• **Task requirements**: Images should be left out, and everything else in the listing reproduced exactly.

======

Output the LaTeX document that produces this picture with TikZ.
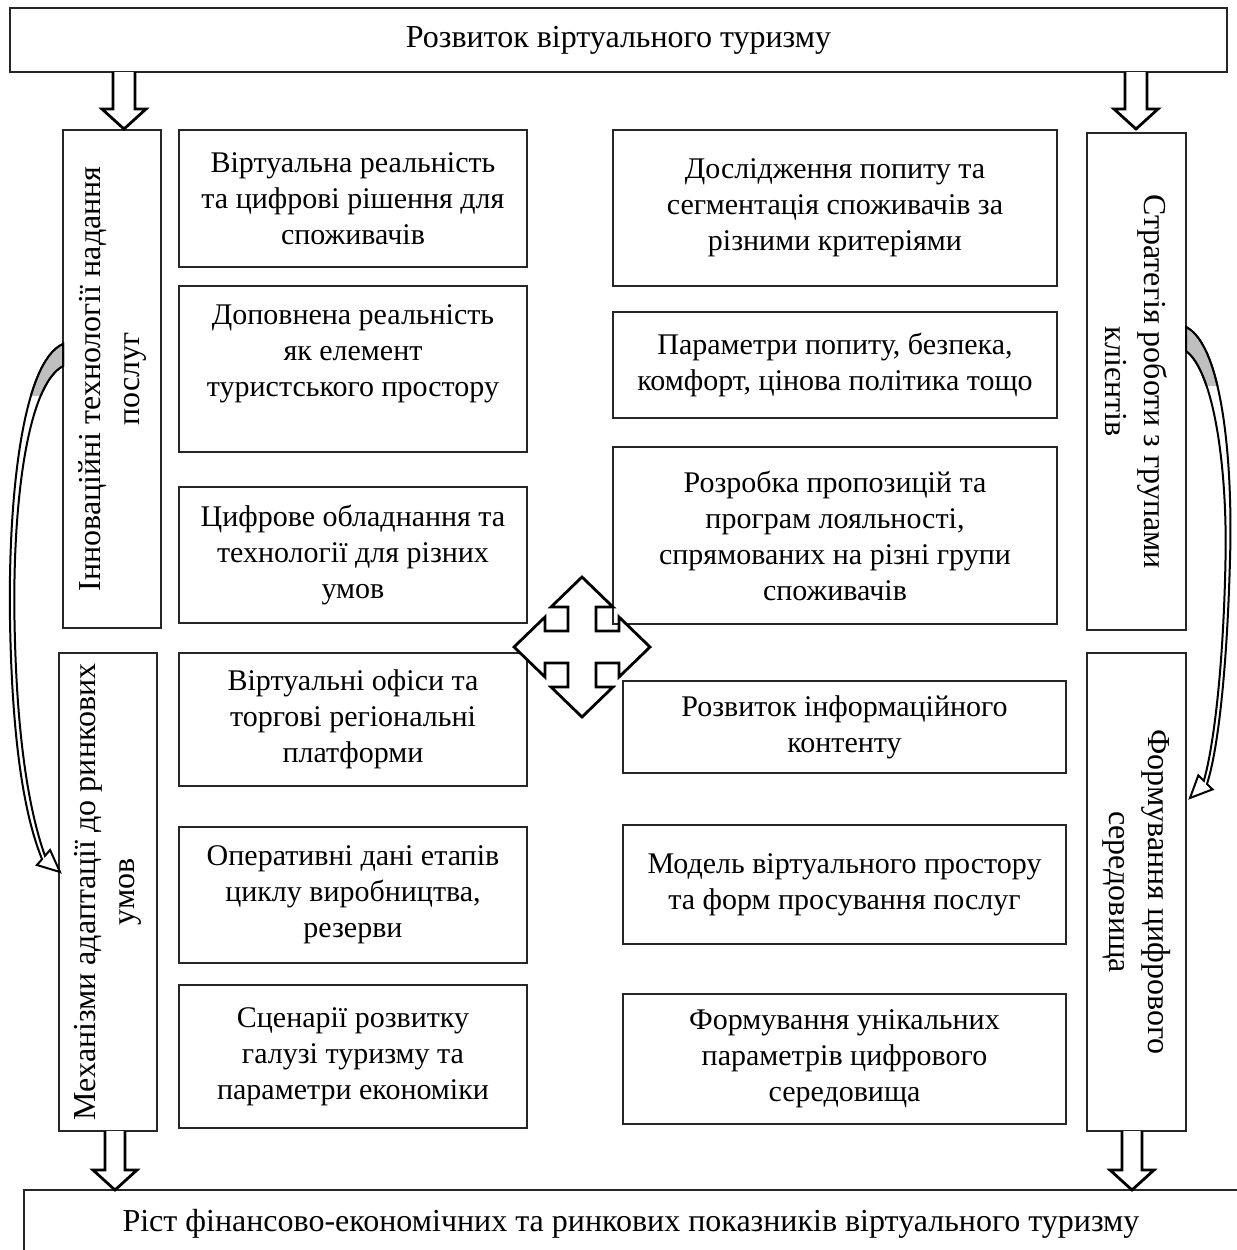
\documentclass[tikz,border=0pt]{standalone}
\usepackage{fontspec}
\setmainfont{Liberation Serif}
\newcommand\bx[6]{\node[box, minimum width={(#4-#2)*0.5pt}, minimum height={(#5-#3)*0.5pt}] (#1) at ({(#2+#4)/2},{(#3+#5)/2}) {#6};}
\newcommand\vbx[7]{\node[box, vfont, rotate=#6, minimum width={(#5-#3)*0.5pt}, minimum height={(#4-#2)*0.5pt}] (#1) at ({(#2+#4)/2},{(#3+#5)/2}) {#7};}
\newcommand\blkarrow[6]{\draw[blk] ({#1-#2},#4) -- ({#1-#2},#5) -- ({#1-#3},#5) -- (#1,#6) -- ({#1+#3},#5) -- ({#1+#2},#5) -- ({#1+#2},#4);}
\def\leftcurve{(63,344) .. controls (22,362) and (8,500) .. (10,620) .. controls (12,740) and (24,815) .. (42.05,859.15) -- (36.9,865) -- (60,872) -- (50.1,850) -- (44.95,855.85) .. controls (29.5,812) and (16.5,740) .. (14.5,620) .. controls (12.5,505) and (27,385) .. (63,366) -- cycle}
\def\rightcurve{(1186,327) .. controls (1222,345) and (1233,460) .. (1230,560) .. controls (1227,670) and (1218,750) .. (1206.96,783.94) -- (1212.5,789.4) -- (1190,798) -- (1198.3,775.4) -- (1203.84,780.86) .. controls (1214,745) and (1223.5,665) .. (1225.5,560) .. controls (1227.5,465) and (1213,370) .. (1186,351) -- cycle}
\begin{document}
\begin{tikzpicture}[x=0.5pt,y=-0.5pt,
  box/.style={draw=black!85, line width=0.8pt, fill=white, inner sep=0pt, align=center,
    font=\fontsize{15}{18}\selectfont},
  vfont/.style={font=\fontsize{16}{19.5}\selectfont},
  bigfont/.style={font=\fontsize{16}{19}\selectfont},
  blk/.style={draw=black, line width=1.4pt, fill=white, line join=miter},
  crv/.style={draw=black, line width=1pt, fill=white, line join=miter},
]
\useasboundingbox (0,0) rectangle (1237,1250);
\clip (0,0) rectangle (1237,1250);
\fill[white] (0,0) rectangle (1237,1250);

% top and bottom boxes
\bx{top}{10}{8}{1227}{72}{\fontsize{16}{19}\selectfont Розвиток віртуального туризму}
\bx{bottom}{24}{1190}{1238}{1258}{\fontsize{16}{19}\selectfont Ріст фінансово-економічних та ринкових показників віртуального туризму}

% side boxes
\vbx{L1}{63}{130}{161}{628}{90}{Інноваційні технології надання\\послуг}
\vbx{L2}{59}{653}{157}{1131}{90}{Механізми адаптації до ринкових\\умов}
\vbx{R1}{1087}{133}{1186}{630}{-90}{Стратегія роботи з групами\\клієнтів}
\vbx{R2}{1087}{653}{1186}{1131}{-90}{Формування цифрового\\середовища}

% left middle column
\bx{B1}{179}{130}{527}{267}{Віртуальна реальність\\та цифрові рішення для\\споживачів}
\bx{B2}{179}{286}{527}{452}{Доповнена реальність\\як елемент\\туристського простору\\[0pt]}
\bx{B3}{179}{487}{527}{623}{Цифрове обладнання та\\технології для різних\\умов}
\bx{B4}{179}{653}{527}{786}{Віртуальні офіси та\\торгові регіональні\\платформи}
\bx{B5}{179}{827}{527}{963}{Оперативні дані етапів\\циклу виробництва,\\резерви}
\bx{B6}{179}{985}{527}{1128}{Сценарії розвитку\\галузі туризму та\\параметри економіки}

% right middle column
\bx{C1}{613}{130}{1057}{286}{Дослідження попиту та\\сегментація споживачів за\\різними критеріями}
\bx{C2}{613}{312}{1057}{418}{Параметри попиту, безпека,\\комфорт, цінова політика тощо}
\bx{C3}{613}{447}{1057}{624}{Розробка пропозицій та\\програм лояльності,\\спрямованих на різні групи\\споживачів}
\bx{C4}{623}{681}{1066}{773}{Розвиток інформаційного\\контенту}
\bx{C5}{623}{825}{1066}{944}{Модель віртуального простору\\та форм просування послуг}
\bx{C6}{623}{994}{1066}{1124}{Формування унікальних\\параметрів цифрового\\середовища}

% block arrows
\blkarrow{124}{11}{22}{72}{109}{129}
\blkarrow{1136}{11}{22}{72}{109}{129}
\blkarrow{115}{10}{22}{1131}{1170}{1190}
\blkarrow{1132}{10}{22}{1131}{1170}{1190}

% four-way arrow
\draw[blk, shift={(582,647)}] (0,-70) -- (31,-40) -- (14,-40) -- (14,-16) -- (37,-16) -- (37,-30) -- (68,0)
  -- (37,30) -- (37,16) -- (14,16) -- (14,40) -- (31,40) -- (0,70) -- (-31,40) -- (-14,40) -- (-14,16)
  -- (-37,16) -- (-37,30) -- (-68,0) -- (-37,-30) -- (-37,-16) -- (-14,-16) -- (-14,-40) -- (-31,-40) -- cycle;

% curved arrows
\path[crv] \leftcurve;
\begin{scope}
  \clip (0,330) rectangle (70,395);
  \path[crv, fill=black!25] \leftcurve;
\end{scope}
\path[crv] \rightcurve;
\begin{scope}
  \clip (1180,315) rectangle (1237,385);
  \path[crv, fill=black!25] \rightcurve;
\end{scope}
\end{tikzpicture}
\end{document}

======

• **Full answer**:
Output the LaTeX document that produces this picture with TikZ.
\documentclass[tikz,border=0pt]{standalone}
\usepackage{fontspec}
\setmainfont{Liberation Serif}
\newcommand\bx[6]{\node[box, minimum width={(#4-#2)*0.5pt}, minimum height={(#5-#3)*0.5pt}] (#1) at ({(#2+#4)/2},{(#3+#5)/2}) {#6};}
\newcommand\vbx[7]{\node[box, vfont, rotate=#6, minimum width={(#5-#3)*0.5pt}, minimum height={(#4-#2)*0.5pt}] (#1) at ({(#2+#4)/2},{(#3+#5)/2}) {#7};}
\newcommand\blkarrow[6]{\draw[blk] ({#1-#2},#4) -- ({#1-#2},#5) -- ({#1-#3},#5) -- (#1,#6) -- ({#1+#3},#5) -- ({#1+#2},#5) -- ({#1+#2},#4);}
\def\leftcurve{(63,344) .. controls (22,362) and (8,500) .. (10,620) .. controls (12,740) and (24,815) .. (42.05,859.15) -- (36.9,865) -- (60,872) -- (50.1,850) -- (44.95,855.85) .. controls (29.5,812) and (16.5,740) .. (14.5,620) .. controls (12.5,505) and (27,385) .. (63,366) -- cycle}
\def\rightcurve{(1186,327) .. controls (1222,345) and (1233,460) .. (1230,560) .. controls (1227,670) and (1218,750) .. (1206.96,783.94) -- (1212.5,789.4) -- (1190,798) -- (1198.3,775.4) -- (1203.84,780.86) .. controls (1214,745) and (1223.5,665) .. (1225.5,560) .. controls (1227.5,465) and (1213,370) .. (1186,351) -- cycle}
\begin{document}
\begin{tikzpicture}[x=0.5pt,y=-0.5pt,
  box/.style={draw=black!85, line width=0.8pt, fill=white, inner sep=0pt, align=center,
    font=\fontsize{15}{18}\selectfont},
  vfont/.style={font=\fontsize{16}{19.5}\selectfont},
  bigfont/.style={font=\fontsize{16}{19}\selectfont},
  blk/.style={draw=black, line width=1.4pt, fill=white, line join=miter},
  crv/.style={draw=black, line width=1pt, fill=white, line join=miter},
]
\useasboundingbox (0,0) rectangle (1237,1250);
\clip (0,0) rectangle (1237,1250);
\fill[white] (0,0) rectangle (1237,1250);

% top and bottom boxes
\bx{top}{10}{8}{1227}{72}{\fontsize{16}{19}\selectfont Розвиток віртуального туризму}
\bx{bottom}{24}{1190}{1238}{1258}{\fontsize{16}{19}\selectfont Ріст фінансово-економічних та ринкових показників віртуального туризму}

% side boxes
\vbx{L1}{63}{130}{161}{628}{90}{Інноваційні технології надання\\послуг}
\vbx{L2}{59}{653}{157}{1131}{90}{Механізми адаптації до ринкових\\умов}
\vbx{R1}{1087}{133}{1186}{630}{-90}{Стратегія роботи з групами\\клієнтів}
\vbx{R2}{1087}{653}{1186}{1131}{-90}{Формування цифрового\\середовища}

% left middle column
\bx{B1}{179}{130}{527}{267}{Віртуальна реальність\\та цифрові рішення для\\споживачів}
\bx{B2}{179}{286}{527}{452}{Доповнена реальність\\як елемент\\туристського простору\\[0pt]}
\bx{B3}{179}{487}{527}{623}{Цифрове обладнання та\\технології для різних\\умов}
\bx{B4}{179}{653}{527}{786}{Віртуальні офіси та\\торгові регіональні\\платформи}
\bx{B5}{179}{827}{527}{963}{Оперативні дані етапів\\циклу виробництва,\\резерви}
\bx{B6}{179}{985}{527}{1128}{Сценарії розвитку\\галузі туризму та\\параметри економіки}

% right middle column
\bx{C1}{613}{130}{1057}{286}{Дослідження попиту та\\сегментація споживачів за\\різними критеріями}
\bx{C2}{613}{312}{1057}{418}{Параметри попиту, безпека,\\комфорт, цінова політика тощо}
\bx{C3}{613}{447}{1057}{624}{Розробка пропозицій та\\програм лояльності,\\спрямованих на різні групи\\споживачів}
\bx{C4}{623}{681}{1066}{773}{Розвиток інформаційного\\контенту}
\bx{C5}{623}{825}{1066}{944}{Модель віртуального простору\\та форм просування послуг}
\bx{C6}{623}{994}{1066}{1124}{Формування унікальних\\параметрів цифрового\\середовища}

% block arrows
\blkarrow{124}{11}{22}{72}{109}{129}
\blkarrow{1136}{11}{22}{72}{109}{129}
\blkarrow{115}{10}{22}{1131}{1170}{1190}
\blkarrow{1132}{10}{22}{1131}{1170}{1190}

% four-way arrow
\draw[blk, shift={(582,647)}] (0,-70) -- (31,-40) -- (14,-40) -- (14,-16) -- (37,-16) -- (37,-30) -- (68,0)
  -- (37,30) -- (37,16) -- (14,16) -- (14,40) -- (31,40) -- (0,70) -- (-31,40) -- (-14,40) -- (-14,16)
  -- (-37,16) -- (-37,30) -- (-68,0) -- (-37,-30) -- (-37,-16) -- (-14,-16) -- (-14,-40) -- (-31,-40) -- cycle;

% curved arrows
\path[crv] \leftcurve;
\begin{scope}
  \clip (0,330) rectangle (70,395);
  \path[crv, fill=black!25] \leftcurve;
\end{scope}
\path[crv] \rightcurve;
\begin{scope}
  \clip (1180,315) rectangle (1237,385);
  \path[crv, fill=black!25] \rightcurve;
\end{scope}
\end{tikzpicture}
\end{document}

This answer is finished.